• **Task directions**
List each line of the data that holds the string "this", please.

Records from a data source
---------------
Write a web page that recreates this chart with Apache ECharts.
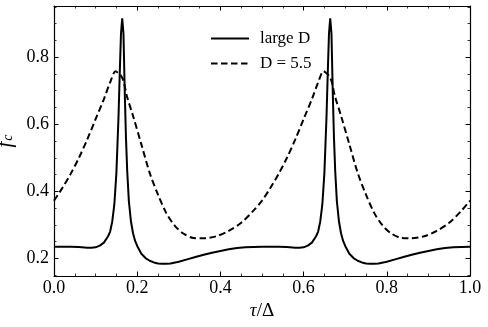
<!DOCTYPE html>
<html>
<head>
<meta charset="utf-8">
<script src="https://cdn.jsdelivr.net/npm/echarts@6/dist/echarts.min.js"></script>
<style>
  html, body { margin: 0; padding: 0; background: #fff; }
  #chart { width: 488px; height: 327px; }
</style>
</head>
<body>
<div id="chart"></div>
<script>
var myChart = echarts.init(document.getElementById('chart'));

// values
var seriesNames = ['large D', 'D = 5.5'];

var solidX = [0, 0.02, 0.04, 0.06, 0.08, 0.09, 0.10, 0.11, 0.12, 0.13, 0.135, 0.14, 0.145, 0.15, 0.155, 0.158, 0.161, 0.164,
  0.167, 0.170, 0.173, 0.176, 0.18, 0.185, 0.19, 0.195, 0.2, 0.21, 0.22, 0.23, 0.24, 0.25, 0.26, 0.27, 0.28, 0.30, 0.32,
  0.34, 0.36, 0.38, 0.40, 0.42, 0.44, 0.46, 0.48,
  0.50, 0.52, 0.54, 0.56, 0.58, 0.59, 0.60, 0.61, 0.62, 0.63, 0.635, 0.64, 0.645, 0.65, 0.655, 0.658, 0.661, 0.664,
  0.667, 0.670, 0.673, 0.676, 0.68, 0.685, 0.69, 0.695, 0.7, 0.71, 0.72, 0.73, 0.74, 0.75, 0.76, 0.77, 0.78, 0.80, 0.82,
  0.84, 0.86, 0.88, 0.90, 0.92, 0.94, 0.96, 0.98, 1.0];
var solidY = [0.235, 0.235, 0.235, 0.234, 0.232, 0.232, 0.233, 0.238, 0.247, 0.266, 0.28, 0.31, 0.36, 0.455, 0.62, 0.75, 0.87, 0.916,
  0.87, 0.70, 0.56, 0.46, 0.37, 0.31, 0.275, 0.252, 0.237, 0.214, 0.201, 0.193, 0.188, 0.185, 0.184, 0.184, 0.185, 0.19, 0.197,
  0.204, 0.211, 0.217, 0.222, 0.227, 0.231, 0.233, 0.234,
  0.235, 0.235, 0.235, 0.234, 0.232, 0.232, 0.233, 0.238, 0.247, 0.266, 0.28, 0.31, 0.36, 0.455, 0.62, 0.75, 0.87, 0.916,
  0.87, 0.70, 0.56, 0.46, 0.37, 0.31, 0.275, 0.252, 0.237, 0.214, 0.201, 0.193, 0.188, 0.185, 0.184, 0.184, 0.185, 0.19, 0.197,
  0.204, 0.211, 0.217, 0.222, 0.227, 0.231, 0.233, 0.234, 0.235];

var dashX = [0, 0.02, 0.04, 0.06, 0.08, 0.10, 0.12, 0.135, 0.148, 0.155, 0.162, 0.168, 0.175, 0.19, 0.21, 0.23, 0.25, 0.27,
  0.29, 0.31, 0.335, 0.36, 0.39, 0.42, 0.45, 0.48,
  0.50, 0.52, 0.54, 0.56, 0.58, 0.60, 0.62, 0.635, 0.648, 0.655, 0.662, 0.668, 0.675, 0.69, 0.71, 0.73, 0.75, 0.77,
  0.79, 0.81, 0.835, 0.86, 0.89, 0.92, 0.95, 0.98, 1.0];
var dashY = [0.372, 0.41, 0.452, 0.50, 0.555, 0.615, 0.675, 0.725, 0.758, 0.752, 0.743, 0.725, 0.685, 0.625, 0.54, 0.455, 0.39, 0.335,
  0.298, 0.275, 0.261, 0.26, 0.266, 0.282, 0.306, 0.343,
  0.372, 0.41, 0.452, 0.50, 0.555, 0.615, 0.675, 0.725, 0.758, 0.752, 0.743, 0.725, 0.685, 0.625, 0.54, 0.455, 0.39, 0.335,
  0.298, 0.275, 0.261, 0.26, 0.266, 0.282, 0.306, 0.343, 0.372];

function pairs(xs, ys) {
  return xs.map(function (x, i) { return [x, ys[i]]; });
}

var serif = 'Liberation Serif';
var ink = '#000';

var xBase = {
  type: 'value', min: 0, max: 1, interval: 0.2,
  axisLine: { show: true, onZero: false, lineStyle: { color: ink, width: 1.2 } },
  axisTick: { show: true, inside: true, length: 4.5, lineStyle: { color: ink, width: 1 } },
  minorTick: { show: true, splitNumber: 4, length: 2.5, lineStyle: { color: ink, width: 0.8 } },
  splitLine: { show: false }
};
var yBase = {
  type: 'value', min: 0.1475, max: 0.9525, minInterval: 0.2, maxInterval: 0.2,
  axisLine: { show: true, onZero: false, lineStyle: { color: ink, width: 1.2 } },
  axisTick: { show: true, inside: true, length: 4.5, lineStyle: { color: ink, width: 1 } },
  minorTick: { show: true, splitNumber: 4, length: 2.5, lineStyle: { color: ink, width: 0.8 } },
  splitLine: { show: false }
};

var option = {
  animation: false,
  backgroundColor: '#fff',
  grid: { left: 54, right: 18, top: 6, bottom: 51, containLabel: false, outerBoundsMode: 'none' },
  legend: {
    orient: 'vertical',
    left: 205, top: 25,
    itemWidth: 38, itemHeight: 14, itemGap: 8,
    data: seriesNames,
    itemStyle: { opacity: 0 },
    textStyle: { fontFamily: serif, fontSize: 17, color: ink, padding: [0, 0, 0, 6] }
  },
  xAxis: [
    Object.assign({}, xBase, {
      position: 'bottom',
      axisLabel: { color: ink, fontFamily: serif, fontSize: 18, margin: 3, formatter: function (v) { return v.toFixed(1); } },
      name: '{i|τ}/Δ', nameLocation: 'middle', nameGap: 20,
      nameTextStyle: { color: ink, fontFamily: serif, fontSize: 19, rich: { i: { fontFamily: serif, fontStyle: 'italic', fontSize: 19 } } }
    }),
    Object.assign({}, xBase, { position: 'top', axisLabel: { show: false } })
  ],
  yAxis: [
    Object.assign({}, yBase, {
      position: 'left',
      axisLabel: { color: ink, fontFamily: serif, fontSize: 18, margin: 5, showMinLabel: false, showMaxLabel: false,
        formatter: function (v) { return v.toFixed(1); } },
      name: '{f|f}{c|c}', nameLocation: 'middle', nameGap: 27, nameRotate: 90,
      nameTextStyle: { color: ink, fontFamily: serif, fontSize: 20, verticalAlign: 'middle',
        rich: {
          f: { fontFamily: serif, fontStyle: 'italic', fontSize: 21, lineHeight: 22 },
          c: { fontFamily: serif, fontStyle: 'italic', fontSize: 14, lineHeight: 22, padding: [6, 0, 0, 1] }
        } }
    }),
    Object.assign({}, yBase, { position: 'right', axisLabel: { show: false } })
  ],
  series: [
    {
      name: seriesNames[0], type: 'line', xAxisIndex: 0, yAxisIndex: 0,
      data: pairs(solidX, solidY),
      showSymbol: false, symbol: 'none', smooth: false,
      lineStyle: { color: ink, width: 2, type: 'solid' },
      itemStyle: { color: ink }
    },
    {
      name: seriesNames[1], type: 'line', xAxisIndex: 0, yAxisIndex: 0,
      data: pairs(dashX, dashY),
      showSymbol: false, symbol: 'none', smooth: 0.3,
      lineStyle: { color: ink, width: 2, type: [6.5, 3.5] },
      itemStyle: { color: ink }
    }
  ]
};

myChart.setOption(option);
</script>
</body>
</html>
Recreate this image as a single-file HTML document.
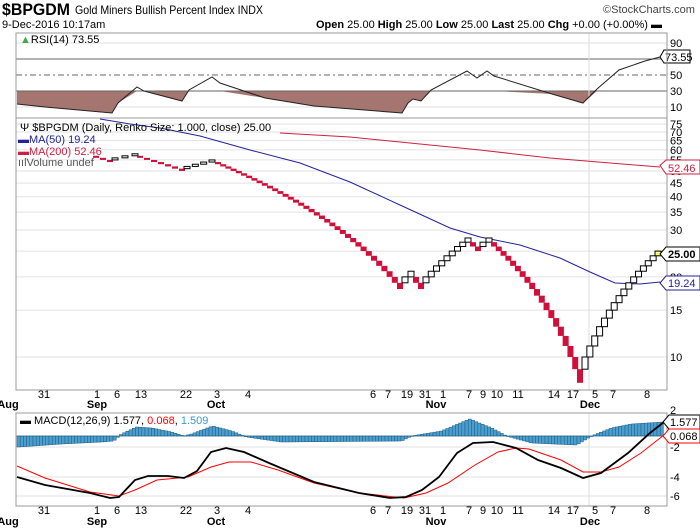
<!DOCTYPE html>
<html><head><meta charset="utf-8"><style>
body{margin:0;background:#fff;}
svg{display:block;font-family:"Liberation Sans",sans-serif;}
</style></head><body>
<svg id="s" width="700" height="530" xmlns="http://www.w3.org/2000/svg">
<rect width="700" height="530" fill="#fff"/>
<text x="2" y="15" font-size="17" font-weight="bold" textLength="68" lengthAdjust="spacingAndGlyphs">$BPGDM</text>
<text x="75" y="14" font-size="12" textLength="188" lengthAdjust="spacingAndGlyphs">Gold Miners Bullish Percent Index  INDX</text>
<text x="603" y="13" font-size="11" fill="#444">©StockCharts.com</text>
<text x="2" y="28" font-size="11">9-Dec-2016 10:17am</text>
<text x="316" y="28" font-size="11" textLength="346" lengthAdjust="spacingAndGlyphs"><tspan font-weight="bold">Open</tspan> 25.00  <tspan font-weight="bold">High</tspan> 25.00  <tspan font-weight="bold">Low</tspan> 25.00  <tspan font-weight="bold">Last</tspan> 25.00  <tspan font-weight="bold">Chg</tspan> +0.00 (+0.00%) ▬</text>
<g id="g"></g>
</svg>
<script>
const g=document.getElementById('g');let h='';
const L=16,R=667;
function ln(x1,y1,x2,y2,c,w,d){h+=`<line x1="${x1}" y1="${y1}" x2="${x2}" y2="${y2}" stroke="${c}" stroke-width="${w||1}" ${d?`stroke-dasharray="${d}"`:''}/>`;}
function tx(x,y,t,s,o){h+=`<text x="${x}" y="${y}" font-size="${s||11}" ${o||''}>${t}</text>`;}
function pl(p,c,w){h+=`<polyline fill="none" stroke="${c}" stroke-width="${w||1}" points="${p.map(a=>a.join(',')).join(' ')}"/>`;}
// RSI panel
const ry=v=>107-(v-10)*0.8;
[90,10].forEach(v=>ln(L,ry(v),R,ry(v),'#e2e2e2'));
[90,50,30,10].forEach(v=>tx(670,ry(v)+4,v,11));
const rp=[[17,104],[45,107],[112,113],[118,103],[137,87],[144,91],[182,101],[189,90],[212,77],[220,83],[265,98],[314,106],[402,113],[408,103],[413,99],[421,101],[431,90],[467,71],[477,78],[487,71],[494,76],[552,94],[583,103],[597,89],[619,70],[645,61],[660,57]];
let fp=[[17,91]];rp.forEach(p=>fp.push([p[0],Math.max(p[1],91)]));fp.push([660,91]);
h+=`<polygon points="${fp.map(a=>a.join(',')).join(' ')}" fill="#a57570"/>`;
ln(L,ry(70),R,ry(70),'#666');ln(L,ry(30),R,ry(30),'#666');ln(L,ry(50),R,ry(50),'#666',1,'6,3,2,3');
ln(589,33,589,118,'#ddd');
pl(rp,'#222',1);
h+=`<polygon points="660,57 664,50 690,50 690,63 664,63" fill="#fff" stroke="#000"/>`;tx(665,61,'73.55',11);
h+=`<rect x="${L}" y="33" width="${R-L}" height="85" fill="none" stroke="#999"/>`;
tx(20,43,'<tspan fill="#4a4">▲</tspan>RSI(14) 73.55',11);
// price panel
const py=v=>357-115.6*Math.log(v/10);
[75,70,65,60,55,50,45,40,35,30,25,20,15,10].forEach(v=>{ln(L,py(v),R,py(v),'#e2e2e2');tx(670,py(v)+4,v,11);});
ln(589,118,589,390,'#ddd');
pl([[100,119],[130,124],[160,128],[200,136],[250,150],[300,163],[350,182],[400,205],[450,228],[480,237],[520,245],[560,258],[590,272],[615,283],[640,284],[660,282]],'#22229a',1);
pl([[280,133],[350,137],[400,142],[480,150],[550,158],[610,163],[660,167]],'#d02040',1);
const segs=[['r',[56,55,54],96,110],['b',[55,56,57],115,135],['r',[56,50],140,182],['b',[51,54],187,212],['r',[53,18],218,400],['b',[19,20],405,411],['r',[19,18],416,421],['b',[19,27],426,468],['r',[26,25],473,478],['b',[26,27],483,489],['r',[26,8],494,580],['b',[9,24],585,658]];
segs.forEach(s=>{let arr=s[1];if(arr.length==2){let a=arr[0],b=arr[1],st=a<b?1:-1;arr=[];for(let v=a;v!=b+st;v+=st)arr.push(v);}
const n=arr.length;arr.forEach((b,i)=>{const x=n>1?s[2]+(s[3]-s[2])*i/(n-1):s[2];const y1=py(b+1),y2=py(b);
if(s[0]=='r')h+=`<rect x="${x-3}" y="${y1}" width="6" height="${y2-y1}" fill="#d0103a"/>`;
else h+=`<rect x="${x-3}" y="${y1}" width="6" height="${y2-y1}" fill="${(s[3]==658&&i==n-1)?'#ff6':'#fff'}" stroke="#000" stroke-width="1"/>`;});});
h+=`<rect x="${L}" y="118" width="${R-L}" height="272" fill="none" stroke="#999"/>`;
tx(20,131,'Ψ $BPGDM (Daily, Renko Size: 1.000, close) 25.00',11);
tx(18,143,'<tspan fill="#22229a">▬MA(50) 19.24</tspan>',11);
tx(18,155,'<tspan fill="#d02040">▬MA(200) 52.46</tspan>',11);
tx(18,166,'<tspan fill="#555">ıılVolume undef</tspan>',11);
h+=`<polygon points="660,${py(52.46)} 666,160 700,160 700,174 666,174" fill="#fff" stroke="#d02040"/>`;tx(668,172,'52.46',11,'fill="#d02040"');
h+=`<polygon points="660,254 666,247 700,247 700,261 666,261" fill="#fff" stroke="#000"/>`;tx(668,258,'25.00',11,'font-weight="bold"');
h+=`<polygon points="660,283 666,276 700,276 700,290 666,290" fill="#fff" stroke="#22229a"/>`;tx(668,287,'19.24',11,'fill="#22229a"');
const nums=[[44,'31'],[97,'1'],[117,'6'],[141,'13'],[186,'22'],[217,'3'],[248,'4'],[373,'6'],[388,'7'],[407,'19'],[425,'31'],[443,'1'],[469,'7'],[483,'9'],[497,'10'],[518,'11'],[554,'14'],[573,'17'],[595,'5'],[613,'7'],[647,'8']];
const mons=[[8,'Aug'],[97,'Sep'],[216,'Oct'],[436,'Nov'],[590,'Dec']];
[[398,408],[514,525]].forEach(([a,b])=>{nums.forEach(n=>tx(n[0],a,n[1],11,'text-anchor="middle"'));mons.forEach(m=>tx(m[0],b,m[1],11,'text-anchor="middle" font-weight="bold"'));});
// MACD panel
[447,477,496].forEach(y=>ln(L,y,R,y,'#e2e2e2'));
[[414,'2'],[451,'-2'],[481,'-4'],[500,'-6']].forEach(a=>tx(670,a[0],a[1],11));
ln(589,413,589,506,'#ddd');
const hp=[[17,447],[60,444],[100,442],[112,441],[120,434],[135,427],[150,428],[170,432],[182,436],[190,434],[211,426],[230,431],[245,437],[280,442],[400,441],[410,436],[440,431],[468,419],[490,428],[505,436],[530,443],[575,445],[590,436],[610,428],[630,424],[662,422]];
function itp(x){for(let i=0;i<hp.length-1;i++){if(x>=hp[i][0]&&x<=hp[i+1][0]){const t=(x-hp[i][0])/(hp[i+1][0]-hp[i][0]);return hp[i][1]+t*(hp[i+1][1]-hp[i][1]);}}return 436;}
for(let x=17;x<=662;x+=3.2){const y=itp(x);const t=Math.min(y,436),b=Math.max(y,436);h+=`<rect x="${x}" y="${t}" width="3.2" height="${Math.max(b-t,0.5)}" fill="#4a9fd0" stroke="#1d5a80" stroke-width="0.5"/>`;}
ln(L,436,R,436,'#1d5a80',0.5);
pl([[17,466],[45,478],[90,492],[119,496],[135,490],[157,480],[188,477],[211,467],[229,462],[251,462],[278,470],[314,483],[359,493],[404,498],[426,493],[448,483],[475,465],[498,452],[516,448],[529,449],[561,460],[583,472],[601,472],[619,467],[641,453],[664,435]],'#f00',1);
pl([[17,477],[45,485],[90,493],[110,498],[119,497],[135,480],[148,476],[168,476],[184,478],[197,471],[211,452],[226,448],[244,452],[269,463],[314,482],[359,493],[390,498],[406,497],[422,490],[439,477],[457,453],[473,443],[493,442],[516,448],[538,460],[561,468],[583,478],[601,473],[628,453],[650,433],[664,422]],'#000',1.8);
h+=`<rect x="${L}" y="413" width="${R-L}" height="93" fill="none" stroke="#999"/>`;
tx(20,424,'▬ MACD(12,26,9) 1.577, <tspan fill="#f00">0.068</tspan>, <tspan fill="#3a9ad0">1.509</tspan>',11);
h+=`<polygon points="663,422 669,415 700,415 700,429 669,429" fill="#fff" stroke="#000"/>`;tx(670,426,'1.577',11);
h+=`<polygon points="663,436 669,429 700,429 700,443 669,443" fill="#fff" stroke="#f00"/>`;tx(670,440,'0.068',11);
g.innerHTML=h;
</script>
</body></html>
---------------
• **Final result**
Write a web page that recreates this chart with Apache ECharts.
Recreate this image as a single-file HTML document.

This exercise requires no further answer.